[Problem]: Exact reproduction is required for the lines bounded by the one containing "What TikZ code" and the one containing "(145,28) -- (1090,1043);", both bounds included. Print them without any pictures.

Records from a data collection
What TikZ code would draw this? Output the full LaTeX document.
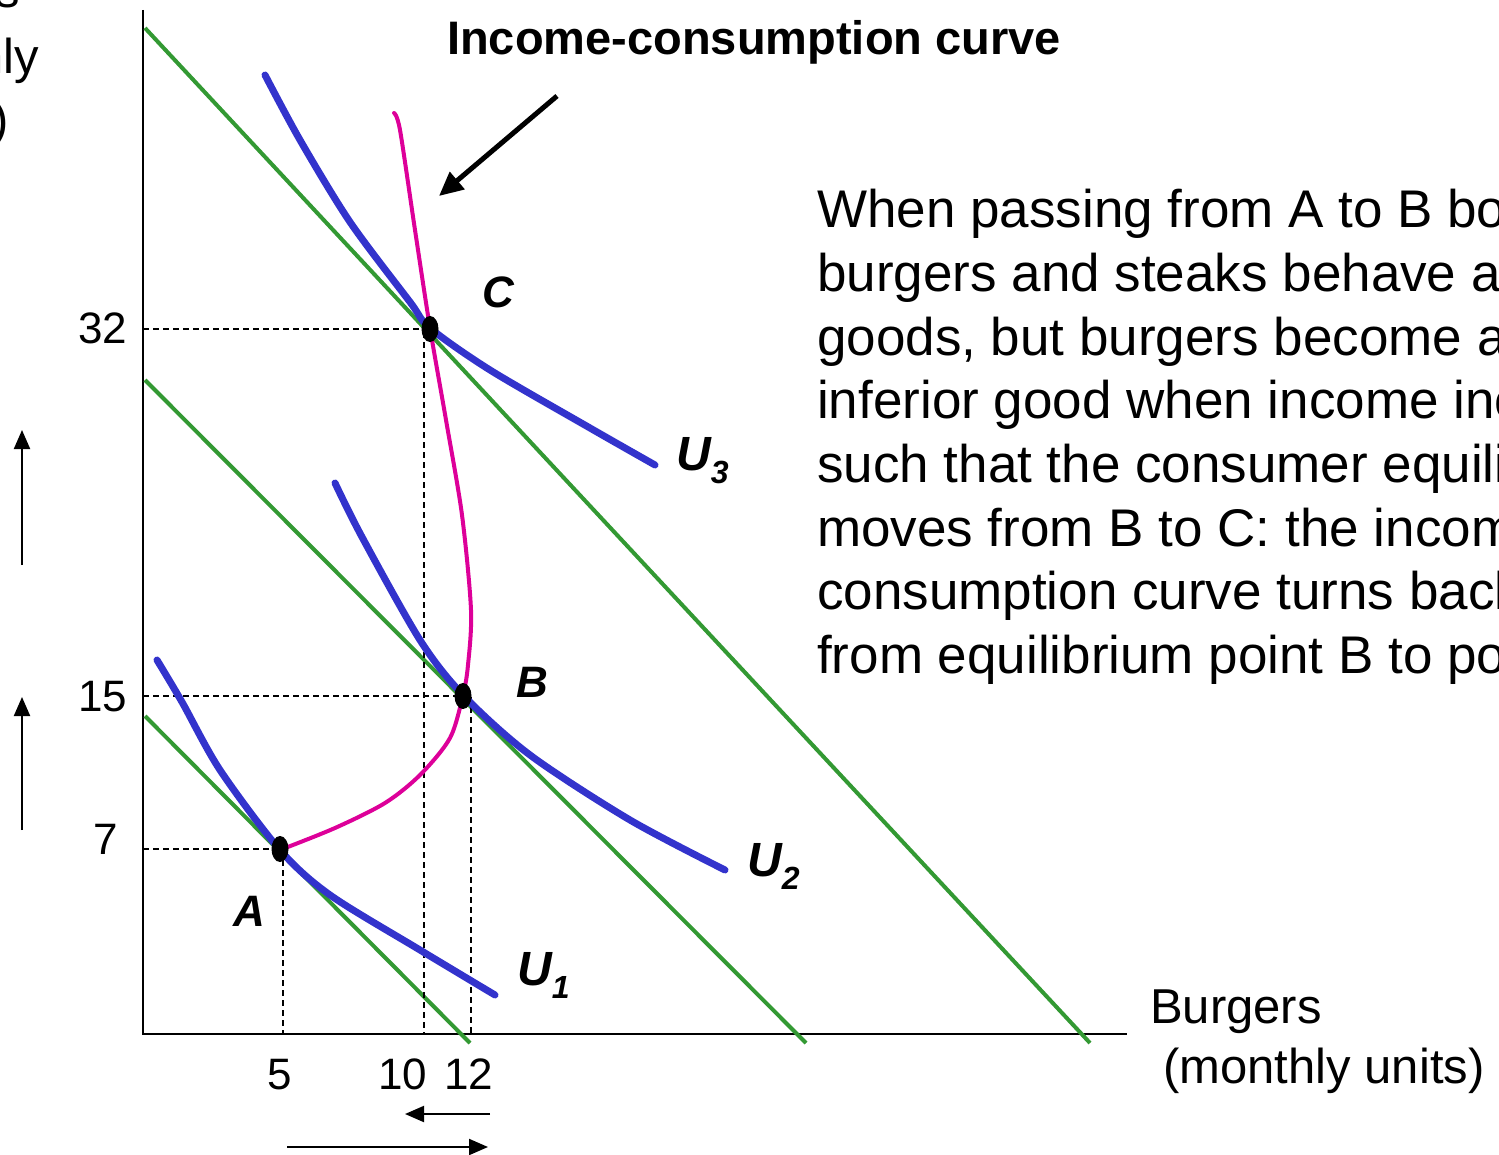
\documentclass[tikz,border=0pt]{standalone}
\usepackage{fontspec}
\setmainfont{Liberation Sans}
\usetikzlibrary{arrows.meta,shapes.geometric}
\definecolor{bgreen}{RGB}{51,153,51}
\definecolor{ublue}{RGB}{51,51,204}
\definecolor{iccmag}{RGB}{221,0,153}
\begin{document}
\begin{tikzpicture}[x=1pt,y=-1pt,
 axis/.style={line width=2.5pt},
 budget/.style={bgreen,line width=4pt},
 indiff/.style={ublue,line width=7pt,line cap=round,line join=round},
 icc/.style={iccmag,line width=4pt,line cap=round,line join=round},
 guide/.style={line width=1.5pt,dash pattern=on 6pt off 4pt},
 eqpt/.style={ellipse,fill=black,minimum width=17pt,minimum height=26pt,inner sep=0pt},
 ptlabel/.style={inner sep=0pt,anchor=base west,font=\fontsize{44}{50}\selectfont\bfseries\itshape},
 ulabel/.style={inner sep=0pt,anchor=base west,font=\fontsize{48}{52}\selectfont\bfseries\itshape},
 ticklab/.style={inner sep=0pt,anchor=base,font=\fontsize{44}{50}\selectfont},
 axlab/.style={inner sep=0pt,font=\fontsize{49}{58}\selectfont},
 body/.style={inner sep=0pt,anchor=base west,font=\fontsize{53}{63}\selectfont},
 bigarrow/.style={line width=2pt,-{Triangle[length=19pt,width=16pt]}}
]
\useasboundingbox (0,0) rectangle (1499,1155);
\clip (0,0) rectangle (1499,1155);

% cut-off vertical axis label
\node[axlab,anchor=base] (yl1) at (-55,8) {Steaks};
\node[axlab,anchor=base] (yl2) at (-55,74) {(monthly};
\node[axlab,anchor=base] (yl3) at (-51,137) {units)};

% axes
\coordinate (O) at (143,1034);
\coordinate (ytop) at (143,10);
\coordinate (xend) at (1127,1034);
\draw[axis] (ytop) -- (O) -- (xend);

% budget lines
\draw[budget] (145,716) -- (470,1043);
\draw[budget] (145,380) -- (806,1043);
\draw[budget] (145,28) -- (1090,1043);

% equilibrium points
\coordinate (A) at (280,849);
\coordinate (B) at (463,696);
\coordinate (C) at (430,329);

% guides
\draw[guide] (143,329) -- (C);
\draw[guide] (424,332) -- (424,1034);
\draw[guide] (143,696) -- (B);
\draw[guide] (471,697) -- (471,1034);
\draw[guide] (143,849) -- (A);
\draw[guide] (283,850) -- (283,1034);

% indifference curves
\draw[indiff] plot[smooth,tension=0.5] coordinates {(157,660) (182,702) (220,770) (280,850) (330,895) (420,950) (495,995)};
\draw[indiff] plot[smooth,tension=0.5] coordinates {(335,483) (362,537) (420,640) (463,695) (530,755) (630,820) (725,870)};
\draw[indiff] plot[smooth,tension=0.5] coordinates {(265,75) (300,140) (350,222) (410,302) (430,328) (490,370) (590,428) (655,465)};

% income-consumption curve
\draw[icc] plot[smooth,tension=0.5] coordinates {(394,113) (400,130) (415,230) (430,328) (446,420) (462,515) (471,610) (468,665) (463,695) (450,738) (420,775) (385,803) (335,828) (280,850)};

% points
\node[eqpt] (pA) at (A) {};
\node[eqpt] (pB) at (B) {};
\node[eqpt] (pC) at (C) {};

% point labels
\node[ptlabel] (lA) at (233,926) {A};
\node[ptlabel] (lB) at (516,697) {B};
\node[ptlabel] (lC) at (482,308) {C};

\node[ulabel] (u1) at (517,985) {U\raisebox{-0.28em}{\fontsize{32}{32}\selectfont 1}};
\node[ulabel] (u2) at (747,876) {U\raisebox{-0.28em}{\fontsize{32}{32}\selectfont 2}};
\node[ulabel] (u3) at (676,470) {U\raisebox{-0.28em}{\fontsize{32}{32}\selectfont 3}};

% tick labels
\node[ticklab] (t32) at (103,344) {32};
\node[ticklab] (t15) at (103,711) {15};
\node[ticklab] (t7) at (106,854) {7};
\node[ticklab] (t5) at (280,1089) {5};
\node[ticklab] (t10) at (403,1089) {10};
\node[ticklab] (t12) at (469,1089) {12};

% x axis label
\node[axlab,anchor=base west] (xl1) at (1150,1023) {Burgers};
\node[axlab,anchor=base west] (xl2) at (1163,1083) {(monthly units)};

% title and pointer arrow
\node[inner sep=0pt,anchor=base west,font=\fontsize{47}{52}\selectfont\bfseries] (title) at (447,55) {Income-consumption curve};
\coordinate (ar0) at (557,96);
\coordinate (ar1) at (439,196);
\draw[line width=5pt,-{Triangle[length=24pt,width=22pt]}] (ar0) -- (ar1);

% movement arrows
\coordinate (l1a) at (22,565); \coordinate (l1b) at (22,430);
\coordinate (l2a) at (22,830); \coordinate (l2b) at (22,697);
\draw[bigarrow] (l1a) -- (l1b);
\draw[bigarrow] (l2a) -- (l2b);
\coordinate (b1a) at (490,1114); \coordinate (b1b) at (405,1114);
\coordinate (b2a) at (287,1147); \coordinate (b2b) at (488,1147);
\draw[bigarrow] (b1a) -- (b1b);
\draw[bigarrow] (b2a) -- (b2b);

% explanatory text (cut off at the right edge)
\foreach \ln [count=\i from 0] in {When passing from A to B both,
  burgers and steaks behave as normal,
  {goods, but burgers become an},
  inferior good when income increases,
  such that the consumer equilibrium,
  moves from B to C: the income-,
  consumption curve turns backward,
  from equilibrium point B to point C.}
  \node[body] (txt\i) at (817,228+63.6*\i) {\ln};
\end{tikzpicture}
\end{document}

==

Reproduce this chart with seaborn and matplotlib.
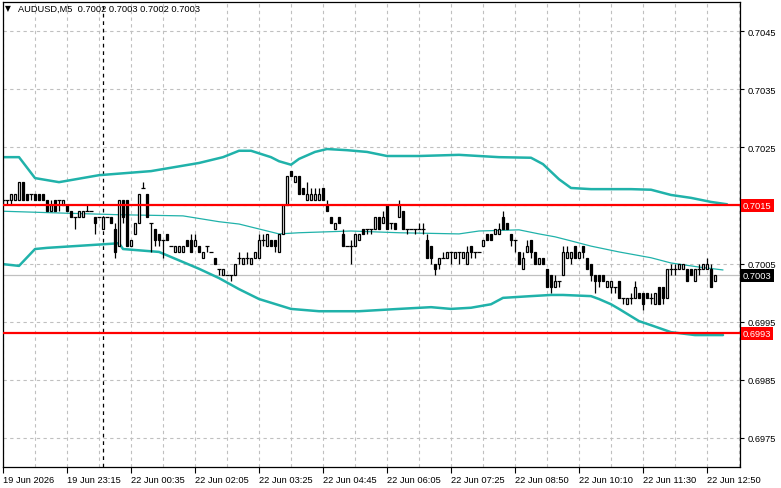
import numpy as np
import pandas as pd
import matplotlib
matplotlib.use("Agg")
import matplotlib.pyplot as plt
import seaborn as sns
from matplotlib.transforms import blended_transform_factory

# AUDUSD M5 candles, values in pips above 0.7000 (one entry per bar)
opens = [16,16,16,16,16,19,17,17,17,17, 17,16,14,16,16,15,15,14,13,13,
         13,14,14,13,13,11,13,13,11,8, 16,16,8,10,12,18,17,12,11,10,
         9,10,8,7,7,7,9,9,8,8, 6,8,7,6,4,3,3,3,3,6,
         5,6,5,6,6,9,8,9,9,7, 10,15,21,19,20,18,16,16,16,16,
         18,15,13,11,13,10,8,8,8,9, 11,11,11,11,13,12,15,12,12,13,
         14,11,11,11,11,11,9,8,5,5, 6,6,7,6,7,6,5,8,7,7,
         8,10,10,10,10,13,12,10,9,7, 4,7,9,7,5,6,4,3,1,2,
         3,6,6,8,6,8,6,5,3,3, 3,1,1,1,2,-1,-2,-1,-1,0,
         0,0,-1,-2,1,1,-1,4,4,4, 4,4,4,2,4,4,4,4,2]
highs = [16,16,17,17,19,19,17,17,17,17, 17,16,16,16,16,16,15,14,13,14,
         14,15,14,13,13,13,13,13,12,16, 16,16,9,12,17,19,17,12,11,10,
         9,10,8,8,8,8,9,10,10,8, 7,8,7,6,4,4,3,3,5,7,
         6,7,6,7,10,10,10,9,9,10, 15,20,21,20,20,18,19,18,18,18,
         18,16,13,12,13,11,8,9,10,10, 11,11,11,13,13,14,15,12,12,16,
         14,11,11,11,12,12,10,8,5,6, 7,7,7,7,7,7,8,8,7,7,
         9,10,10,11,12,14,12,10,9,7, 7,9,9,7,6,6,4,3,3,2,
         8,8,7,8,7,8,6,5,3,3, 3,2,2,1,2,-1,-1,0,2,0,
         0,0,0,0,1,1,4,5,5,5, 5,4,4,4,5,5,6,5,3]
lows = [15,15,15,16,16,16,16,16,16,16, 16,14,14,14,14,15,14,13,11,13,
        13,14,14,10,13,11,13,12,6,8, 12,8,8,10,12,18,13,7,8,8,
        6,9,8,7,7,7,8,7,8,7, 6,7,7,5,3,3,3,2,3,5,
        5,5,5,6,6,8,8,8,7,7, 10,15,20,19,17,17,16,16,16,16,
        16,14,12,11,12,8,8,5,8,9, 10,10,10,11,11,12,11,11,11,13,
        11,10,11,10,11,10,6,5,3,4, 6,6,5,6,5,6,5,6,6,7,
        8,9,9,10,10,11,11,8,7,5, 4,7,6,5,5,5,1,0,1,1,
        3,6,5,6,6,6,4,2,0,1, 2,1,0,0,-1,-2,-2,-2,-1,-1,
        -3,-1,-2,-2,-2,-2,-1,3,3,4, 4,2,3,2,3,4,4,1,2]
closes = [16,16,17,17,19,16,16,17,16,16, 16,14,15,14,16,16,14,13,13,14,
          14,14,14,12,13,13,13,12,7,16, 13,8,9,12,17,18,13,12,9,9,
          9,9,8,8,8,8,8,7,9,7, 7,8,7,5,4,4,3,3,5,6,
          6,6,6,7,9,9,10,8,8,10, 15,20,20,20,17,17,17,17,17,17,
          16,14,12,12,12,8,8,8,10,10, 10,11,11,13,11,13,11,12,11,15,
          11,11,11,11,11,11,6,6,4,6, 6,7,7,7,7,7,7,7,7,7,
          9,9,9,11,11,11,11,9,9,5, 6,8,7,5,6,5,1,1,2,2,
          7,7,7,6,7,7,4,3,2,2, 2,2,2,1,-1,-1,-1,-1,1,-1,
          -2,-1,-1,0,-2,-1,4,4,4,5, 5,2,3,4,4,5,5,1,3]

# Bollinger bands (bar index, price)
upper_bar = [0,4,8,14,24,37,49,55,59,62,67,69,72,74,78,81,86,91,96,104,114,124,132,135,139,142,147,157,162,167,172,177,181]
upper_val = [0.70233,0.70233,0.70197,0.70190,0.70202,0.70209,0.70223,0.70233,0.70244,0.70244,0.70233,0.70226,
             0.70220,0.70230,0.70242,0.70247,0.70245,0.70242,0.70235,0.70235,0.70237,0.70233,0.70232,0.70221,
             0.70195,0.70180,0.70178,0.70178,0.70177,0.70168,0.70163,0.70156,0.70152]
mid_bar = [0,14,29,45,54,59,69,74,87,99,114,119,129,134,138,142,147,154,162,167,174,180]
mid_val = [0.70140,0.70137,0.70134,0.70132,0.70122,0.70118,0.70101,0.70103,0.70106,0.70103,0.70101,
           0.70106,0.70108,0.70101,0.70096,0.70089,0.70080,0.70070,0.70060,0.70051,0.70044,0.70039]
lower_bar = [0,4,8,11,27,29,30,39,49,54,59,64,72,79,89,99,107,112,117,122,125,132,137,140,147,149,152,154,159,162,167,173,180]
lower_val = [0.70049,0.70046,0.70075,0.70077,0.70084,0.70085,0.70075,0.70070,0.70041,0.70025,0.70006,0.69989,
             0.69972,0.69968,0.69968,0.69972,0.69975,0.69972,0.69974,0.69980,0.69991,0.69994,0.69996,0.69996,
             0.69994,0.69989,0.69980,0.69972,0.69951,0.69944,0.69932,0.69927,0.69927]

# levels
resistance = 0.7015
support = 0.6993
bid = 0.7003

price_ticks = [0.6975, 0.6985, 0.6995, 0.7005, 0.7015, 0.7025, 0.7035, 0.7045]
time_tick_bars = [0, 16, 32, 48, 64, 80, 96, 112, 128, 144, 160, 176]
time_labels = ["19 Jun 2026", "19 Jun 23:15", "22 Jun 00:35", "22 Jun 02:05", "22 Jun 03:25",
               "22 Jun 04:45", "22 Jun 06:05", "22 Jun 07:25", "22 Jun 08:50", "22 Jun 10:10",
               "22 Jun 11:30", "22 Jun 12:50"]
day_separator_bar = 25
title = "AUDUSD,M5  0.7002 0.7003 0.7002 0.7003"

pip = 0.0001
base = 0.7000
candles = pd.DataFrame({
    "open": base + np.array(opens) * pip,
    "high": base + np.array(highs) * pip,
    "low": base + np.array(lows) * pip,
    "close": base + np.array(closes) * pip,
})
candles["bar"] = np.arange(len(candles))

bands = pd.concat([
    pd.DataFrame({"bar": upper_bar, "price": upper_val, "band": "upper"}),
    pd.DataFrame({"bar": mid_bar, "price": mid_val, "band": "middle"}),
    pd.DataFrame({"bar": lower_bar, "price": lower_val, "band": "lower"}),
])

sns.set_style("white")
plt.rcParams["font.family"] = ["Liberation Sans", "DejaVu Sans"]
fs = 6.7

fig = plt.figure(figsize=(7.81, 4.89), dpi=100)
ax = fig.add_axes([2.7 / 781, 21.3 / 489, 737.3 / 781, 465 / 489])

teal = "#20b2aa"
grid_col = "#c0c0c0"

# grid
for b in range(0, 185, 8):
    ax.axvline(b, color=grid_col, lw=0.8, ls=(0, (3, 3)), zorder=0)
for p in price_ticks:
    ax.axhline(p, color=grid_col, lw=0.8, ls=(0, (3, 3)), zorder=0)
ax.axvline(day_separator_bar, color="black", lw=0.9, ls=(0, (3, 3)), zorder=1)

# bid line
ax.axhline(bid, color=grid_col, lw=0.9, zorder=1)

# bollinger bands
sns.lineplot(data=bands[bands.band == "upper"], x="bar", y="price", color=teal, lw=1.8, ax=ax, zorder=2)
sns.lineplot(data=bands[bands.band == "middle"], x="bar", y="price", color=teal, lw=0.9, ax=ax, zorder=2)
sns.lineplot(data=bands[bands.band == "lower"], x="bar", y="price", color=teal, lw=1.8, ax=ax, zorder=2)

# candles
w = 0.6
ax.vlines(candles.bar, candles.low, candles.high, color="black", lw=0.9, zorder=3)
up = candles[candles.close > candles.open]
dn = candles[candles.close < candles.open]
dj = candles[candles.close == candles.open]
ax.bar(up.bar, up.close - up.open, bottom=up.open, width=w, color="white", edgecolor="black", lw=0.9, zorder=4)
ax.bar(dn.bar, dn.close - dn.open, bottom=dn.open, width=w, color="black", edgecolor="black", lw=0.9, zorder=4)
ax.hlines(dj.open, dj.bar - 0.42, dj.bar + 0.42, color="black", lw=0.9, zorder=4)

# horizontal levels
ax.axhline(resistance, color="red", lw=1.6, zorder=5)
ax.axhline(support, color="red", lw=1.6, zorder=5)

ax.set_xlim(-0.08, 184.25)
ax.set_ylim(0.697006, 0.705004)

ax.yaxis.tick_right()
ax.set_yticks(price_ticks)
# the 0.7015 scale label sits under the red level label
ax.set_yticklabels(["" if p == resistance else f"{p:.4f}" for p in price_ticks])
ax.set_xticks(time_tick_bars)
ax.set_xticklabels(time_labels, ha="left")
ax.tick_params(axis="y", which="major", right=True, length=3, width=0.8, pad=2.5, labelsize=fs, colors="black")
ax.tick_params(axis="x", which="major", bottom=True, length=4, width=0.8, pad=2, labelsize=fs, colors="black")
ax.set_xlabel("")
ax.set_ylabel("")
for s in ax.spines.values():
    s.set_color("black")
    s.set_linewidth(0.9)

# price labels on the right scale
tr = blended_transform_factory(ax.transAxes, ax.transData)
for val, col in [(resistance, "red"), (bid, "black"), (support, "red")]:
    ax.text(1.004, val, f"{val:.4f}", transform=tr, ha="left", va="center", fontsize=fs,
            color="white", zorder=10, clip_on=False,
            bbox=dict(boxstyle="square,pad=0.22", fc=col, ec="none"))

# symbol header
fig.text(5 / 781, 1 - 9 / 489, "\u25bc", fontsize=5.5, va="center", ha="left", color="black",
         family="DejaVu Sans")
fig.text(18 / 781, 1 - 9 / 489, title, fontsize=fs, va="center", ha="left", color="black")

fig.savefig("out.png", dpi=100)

[Complete response]:
What TikZ code would draw this? Output the full LaTeX document.
\documentclass[tikz,border=0pt]{standalone}
\usepackage{fontspec}
\setmainfont{Liberation Sans}
\usetikzlibrary{arrows.meta,shapes.geometric}
\definecolor{bgreen}{RGB}{51,153,51}
\definecolor{ublue}{RGB}{51,51,204}
\definecolor{iccmag}{RGB}{221,0,153}
\begin{document}
\begin{tikzpicture}[x=1pt,y=-1pt,
 axis/.style={line width=2.5pt},
 budget/.style={bgreen,line width=4pt},
 indiff/.style={ublue,line width=7pt,line cap=round,line join=round},
 icc/.style={iccmag,line width=4pt,line cap=round,line join=round},
 guide/.style={line width=1.5pt,dash pattern=on 6pt off 4pt},
 eqpt/.style={ellipse,fill=black,minimum width=17pt,minimum height=26pt,inner sep=0pt},
 ptlabel/.style={inner sep=0pt,anchor=base west,font=\fontsize{44}{50}\selectfont\bfseries\itshape},
 ulabel/.style={inner sep=0pt,anchor=base west,font=\fontsize{48}{52}\selectfont\bfseries\itshape},
 ticklab/.style={inner sep=0pt,anchor=base,font=\fontsize{44}{50}\selectfont},
 axlab/.style={inner sep=0pt,font=\fontsize{49}{58}\selectfont},
 body/.style={inner sep=0pt,anchor=base west,font=\fontsize{53}{63}\selectfont},
 bigarrow/.style={line width=2pt,-{Triangle[length=19pt,width=16pt]}}
]
\useasboundingbox (0,0) rectangle (1499,1155);
\clip (0,0) rectangle (1499,1155);

% cut-off vertical axis label
\node[axlab,anchor=base] (yl1) at (-55,8) {Steaks};
\node[axlab,anchor=base] (yl2) at (-55,74) {(monthly};
\node[axlab,anchor=base] (yl3) at (-51,137) {units)};

% axes
\coordinate (O) at (143,1034);
\coordinate (ytop) at (143,10);
\coordinate (xend) at (1127,1034);
\draw[axis] (ytop) -- (O) -- (xend);

% budget lines
\draw[budget] (145,716) -- (470,1043);
\draw[budget] (145,380) -- (806,1043);
\draw[budget] (145,28) -- (1090,1043);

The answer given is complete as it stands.